|
|
|
|
|
by rconti
2523 days ago
|
|
I support you and hope you can reclaim yourself. A lot of good advice has been given here. One thing I realized when I stepped out of Ops is that lots of the life-and-death situations we felt were, to a certain extent, self-imposed. We always thought the world was going to end if $bigcustomer became dissastisfied that the site was down (or whatever). In the end, it turned out (as long as we did our best), it didn't really matter. The business was constantly making best guesses at allocation of resources (human, equipment, etc) and hedging that against the customer experience. 100% reliability was never the goal.
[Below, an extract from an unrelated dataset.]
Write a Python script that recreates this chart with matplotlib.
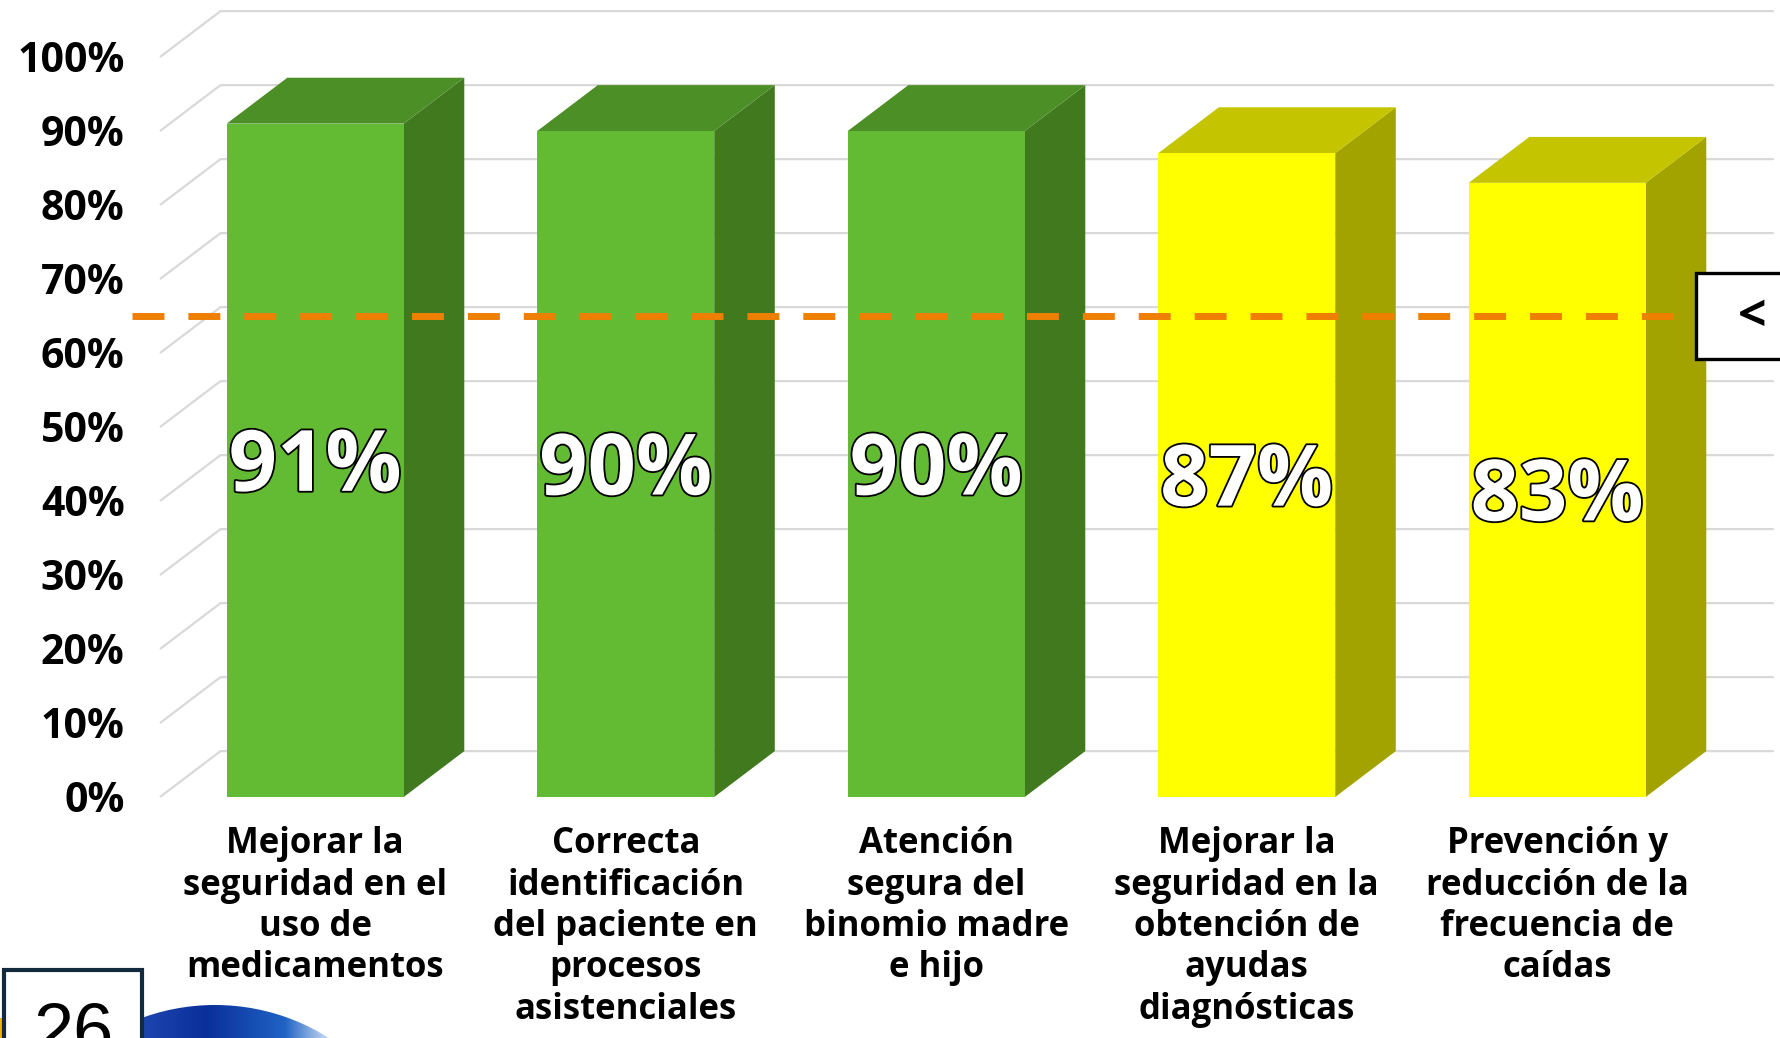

Violating SLAs and potentially having to give the customer a service credit was just part of the calculus. We were taking it upon ourselves as the most important thing in the world to keep the service up, because that's how it was presented to us, but to the business it was not nearly as important. If you can de-couple yourself from these stresors somewhat, keep them at arm's length, you'll be doing yourself a great service. |
|
Seeing more of these large companies (Google, Facebook, Cloudflare) have significant outages has helped my confidence a ton. We are all human and make mistakes and can’t always figure out the fix immediately.
I’m just glad that as far as I know, none of the outages I was responsible for we’re life and death situations. That is stress I don’t want.